DATASET EXCERPT:
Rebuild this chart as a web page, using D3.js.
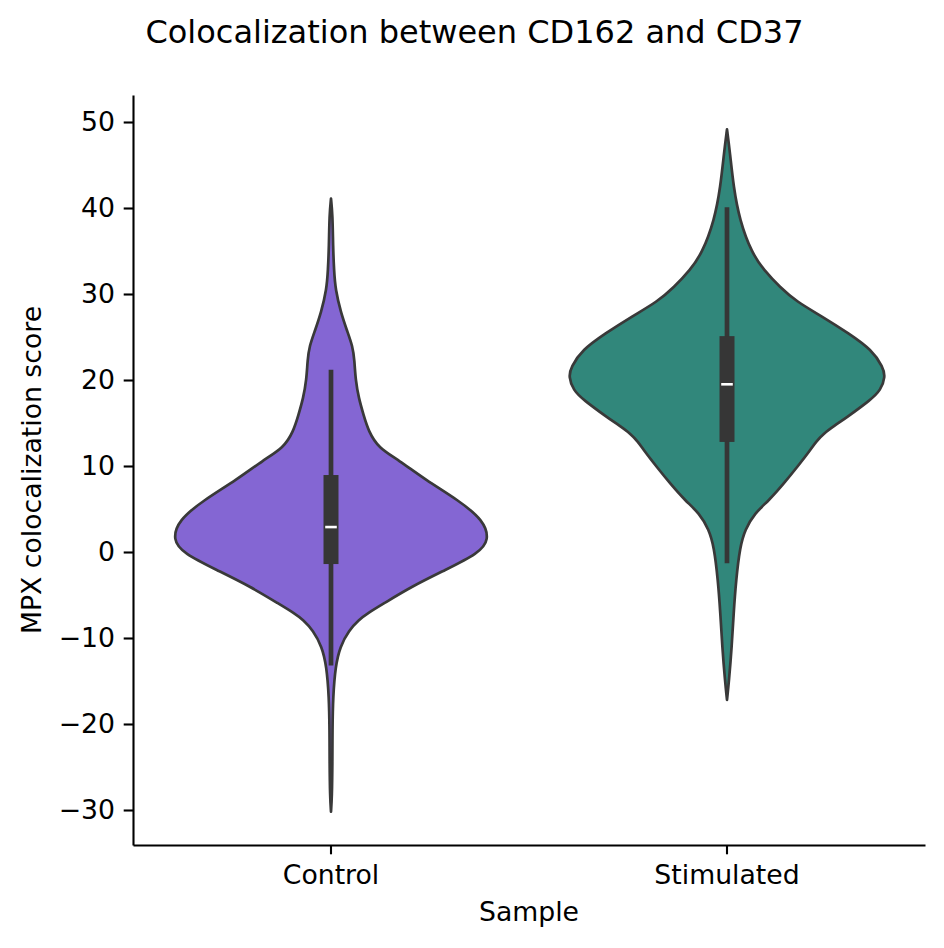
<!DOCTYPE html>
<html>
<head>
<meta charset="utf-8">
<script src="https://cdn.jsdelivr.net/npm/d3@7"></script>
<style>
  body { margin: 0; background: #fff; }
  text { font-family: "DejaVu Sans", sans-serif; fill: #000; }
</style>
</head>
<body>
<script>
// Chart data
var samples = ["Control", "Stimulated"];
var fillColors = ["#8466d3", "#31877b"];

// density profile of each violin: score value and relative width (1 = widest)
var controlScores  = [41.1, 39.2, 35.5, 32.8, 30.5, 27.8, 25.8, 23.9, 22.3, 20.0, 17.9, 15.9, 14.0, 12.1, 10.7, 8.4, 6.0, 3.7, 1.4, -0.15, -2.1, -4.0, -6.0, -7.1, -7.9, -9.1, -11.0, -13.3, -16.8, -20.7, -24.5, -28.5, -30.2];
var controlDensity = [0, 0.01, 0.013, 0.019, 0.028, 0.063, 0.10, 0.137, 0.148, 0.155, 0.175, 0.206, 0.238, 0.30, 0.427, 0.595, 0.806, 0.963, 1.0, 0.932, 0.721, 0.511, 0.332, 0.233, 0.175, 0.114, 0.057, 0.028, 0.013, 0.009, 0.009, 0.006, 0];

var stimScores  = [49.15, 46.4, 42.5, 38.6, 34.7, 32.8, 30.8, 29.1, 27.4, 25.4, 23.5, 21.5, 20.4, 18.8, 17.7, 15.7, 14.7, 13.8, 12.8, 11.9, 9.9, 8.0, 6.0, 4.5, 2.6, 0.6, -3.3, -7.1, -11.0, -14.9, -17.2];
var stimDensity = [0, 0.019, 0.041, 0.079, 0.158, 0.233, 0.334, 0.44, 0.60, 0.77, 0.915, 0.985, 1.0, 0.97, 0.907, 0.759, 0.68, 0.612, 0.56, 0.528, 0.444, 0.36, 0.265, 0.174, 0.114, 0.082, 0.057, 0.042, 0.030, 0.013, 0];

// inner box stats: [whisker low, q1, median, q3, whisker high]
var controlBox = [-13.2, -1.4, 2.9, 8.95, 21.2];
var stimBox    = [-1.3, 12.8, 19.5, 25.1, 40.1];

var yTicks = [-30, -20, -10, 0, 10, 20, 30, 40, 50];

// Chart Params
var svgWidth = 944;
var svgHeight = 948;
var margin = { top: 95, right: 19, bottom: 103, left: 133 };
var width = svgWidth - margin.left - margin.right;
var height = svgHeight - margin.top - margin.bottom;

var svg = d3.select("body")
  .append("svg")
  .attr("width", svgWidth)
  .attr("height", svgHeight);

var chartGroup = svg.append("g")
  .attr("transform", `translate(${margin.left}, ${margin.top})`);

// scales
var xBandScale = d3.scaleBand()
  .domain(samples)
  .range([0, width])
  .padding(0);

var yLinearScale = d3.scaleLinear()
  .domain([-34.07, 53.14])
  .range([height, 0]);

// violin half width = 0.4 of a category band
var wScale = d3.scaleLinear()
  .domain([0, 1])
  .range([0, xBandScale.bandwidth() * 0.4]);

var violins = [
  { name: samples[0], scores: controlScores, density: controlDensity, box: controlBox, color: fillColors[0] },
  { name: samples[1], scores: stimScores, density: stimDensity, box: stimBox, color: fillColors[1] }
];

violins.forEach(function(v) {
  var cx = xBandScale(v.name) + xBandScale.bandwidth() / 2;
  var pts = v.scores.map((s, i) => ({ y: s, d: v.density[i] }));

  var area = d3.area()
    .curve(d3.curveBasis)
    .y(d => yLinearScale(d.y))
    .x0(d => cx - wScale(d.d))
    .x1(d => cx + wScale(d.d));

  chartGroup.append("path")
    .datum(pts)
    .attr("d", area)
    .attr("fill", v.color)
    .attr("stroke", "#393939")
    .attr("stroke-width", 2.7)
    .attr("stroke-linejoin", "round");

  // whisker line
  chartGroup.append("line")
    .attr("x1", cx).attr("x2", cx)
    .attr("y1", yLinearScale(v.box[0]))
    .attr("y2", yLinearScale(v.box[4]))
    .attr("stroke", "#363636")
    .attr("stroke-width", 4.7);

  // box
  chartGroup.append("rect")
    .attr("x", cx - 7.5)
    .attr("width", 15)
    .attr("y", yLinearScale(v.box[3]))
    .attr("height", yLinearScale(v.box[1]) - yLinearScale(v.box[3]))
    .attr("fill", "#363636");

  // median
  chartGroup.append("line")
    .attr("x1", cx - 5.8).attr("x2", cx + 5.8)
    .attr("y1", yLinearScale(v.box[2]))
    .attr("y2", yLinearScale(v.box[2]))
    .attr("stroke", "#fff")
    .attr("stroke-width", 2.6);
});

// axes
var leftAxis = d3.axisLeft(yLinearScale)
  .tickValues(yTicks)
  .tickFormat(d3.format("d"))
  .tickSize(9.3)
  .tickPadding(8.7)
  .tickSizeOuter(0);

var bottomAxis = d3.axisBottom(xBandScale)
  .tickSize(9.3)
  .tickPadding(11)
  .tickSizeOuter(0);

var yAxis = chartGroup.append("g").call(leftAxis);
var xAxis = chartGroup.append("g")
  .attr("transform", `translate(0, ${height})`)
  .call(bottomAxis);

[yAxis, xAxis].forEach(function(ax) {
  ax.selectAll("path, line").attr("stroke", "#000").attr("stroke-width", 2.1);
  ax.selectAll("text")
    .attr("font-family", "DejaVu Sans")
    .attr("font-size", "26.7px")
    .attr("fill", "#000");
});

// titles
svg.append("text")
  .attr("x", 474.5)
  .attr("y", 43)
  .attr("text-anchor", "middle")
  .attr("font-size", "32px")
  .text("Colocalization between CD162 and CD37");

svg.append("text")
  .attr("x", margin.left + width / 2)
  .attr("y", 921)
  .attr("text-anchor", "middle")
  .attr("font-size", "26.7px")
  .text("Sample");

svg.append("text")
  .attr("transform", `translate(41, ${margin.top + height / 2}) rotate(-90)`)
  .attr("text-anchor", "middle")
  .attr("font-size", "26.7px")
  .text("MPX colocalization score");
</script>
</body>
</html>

GIVEN PROBLEM: All of the data above should be transcribed verbatim, with pictures omitted.

RESULT OF THIS EXERCISE:
Rebuild this chart as a web page, using D3.js.
<!DOCTYPE html>
<html>
<head>
<meta charset="utf-8">
<script src="https://cdn.jsdelivr.net/npm/d3@7"></script>
<style>
  body { margin: 0; background: #fff; }
  text { font-family: "DejaVu Sans", sans-serif; fill: #000; }
</style>
</head>
<body>
<script>
// Chart data
var samples = ["Control", "Stimulated"];
var fillColors = ["#8466d3", "#31877b"];

// density profile of each violin: score value and relative width (1 = widest)
var controlScores  = [41.1, 39.2, 35.5, 32.8, 30.5, 27.8, 25.8, 23.9, 22.3, 20.0, 17.9, 15.9, 14.0, 12.1, 10.7, 8.4, 6.0, 3.7, 1.4, -0.15, -2.1, -4.0, -6.0, -7.1, -7.9, -9.1, -11.0, -13.3, -16.8, -20.7, -24.5, -28.5, -30.2];
var controlDensity = [0, 0.01, 0.013, 0.019, 0.028, 0.063, 0.10, 0.137, 0.148, 0.155, 0.175, 0.206, 0.238, 0.30, 0.427, 0.595, 0.806, 0.963, 1.0, 0.932, 0.721, 0.511, 0.332, 0.233, 0.175, 0.114, 0.057, 0.028, 0.013, 0.009, 0.009, 0.006, 0];

var stimScores  = [49.15, 46.4, 42.5, 38.6, 34.7, 32.8, 30.8, 29.1, 27.4, 25.4, 23.5, 21.5, 20.4, 18.8, 17.7, 15.7, 14.7, 13.8, 12.8, 11.9, 9.9, 8.0, 6.0, 4.5, 2.6, 0.6, -3.3, -7.1, -11.0, -14.9, -17.2];
var stimDensity = [0, 0.019, 0.041, 0.079, 0.158, 0.233, 0.334, 0.44, 0.60, 0.77, 0.915, 0.985, 1.0, 0.97, 0.907, 0.759, 0.68, 0.612, 0.56, 0.528, 0.444, 0.36, 0.265, 0.174, 0.114, 0.082, 0.057, 0.042, 0.030, 0.013, 0];

// inner box stats: [whisker low, q1, median, q3, whisker high]
var controlBox = [-13.2, -1.4, 2.9, 8.95, 21.2];
var stimBox    = [-1.3, 12.8, 19.5, 25.1, 40.1];

var yTicks = [-30, -20, -10, 0, 10, 20, 30, 40, 50];

// Chart Params
var svgWidth = 944;
var svgHeight = 948;
var margin = { top: 95, right: 19, bottom: 103, left: 133 };
var width = svgWidth - margin.left - margin.right;
var height = svgHeight - margin.top - margin.bottom;

var svg = d3.select("body")
  .append("svg")
  .attr("width", svgWidth)
  .attr("height", svgHeight);

var chartGroup = svg.append("g")
  .attr("transform", `translate(${margin.left}, ${margin.top})`);

// scales
var xBandScale = d3.scaleBand()
  .domain(samples)
  .range([0, width])
  .padding(0);

var yLinearScale = d3.scaleLinear()
  .domain([-34.07, 53.14])
  .range([height, 0]);

// violin half width = 0.4 of a category band
var wScale = d3.scaleLinear()
  .domain([0, 1])
  .range([0, xBandScale.bandwidth() * 0.4]);

var violins = [
  { name: samples[0], scores: controlScores, density: controlDensity, box: controlBox, color: fillColors[0] },
  { name: samples[1], scores: stimScores, density: stimDensity, box: stimBox, color: fillColors[1] }
];

violins.forEach(function(v) {
  var cx = xBandScale(v.name) + xBandScale.bandwidth() / 2;
  var pts = v.scores.map((s, i) => ({ y: s, d: v.density[i] }));

  var area = d3.area()
    .curve(d3.curveBasis)
    .y(d => yLinearScale(d.y))
    .x0(d => cx - wScale(d.d))
    .x1(d => cx + wScale(d.d));

  chartGroup.append("path")
    .datum(pts)
    .attr("d", area)
    .attr("fill", v.color)
    .attr("stroke", "#393939")
    .attr("stroke-width", 2.7)
    .attr("stroke-linejoin", "round");

  // whisker line
  chartGroup.append("line")
    .attr("x1", cx).attr("x2", cx)
    .attr("y1", yLinearScale(v.box[0]))
    .attr("y2", yLinearScale(v.box[4]))
    .attr("stroke", "#363636")
    .attr("stroke-width", 4.7);

  // box
  chartGroup.append("rect")
    .attr("x", cx - 7.5)
    .attr("width", 15)
    .attr("y", yLinearScale(v.box[3]))
    .attr("height", yLinearScale(v.box[1]) - yLinearScale(v.box[3]))
    .attr("fill", "#363636");

  // median
  chartGroup.append("line")
    .attr("x1", cx - 5.8).attr("x2", cx + 5.8)
    .attr("y1", yLinearScale(v.box[2]))
    .attr("y2", yLinearScale(v.box[2]))
    .attr("stroke", "#fff")
    .attr("stroke-width", 2.6);
});

// axes
var leftAxis = d3.axisLeft(yLinearScale)
  .tickValues(yTicks)
  .tickFormat(d3.format("d"))
  .tickSize(9.3)
  .tickPadding(8.7)
  .tickSizeOuter(0);

var bottomAxis = d3.axisBottom(xBandScale)
  .tickSize(9.3)
  .tickPadding(11)
  .tickSizeOuter(0);

var yAxis = chartGroup.append("g").call(leftAxis);
var xAxis = chartGroup.append("g")
  .attr("transform", `translate(0, ${height})`)
  .call(bottomAxis);

[yAxis, xAxis].forEach(function(ax) {
  ax.selectAll("path, line").attr("stroke", "#000").attr("stroke-width", 2.1);
  ax.selectAll("text")
    .attr("font-family", "DejaVu Sans")
    .attr("font-size", "26.7px")
    .attr("fill", "#000");
});

// titles
svg.append("text")
  .attr("x", 474.5)
  .attr("y", 43)
  .attr("text-anchor", "middle")
  .attr("font-size", "32px")
  .text("Colocalization between CD162 and CD37");

svg.append("text")
  .attr("x", margin.left + width / 2)
  .attr("y", 921)
  .attr("text-anchor", "middle")
  .attr("font-size", "26.7px")
  .text("Sample");

svg.append("text")
  .attr("transform", `translate(41, ${margin.top + height / 2}) rotate(-90)`)
  .attr("text-anchor", "middle")
  .attr("font-size", "26.7px")
  .text("MPX colocalization score");
</script>
</body>
</html>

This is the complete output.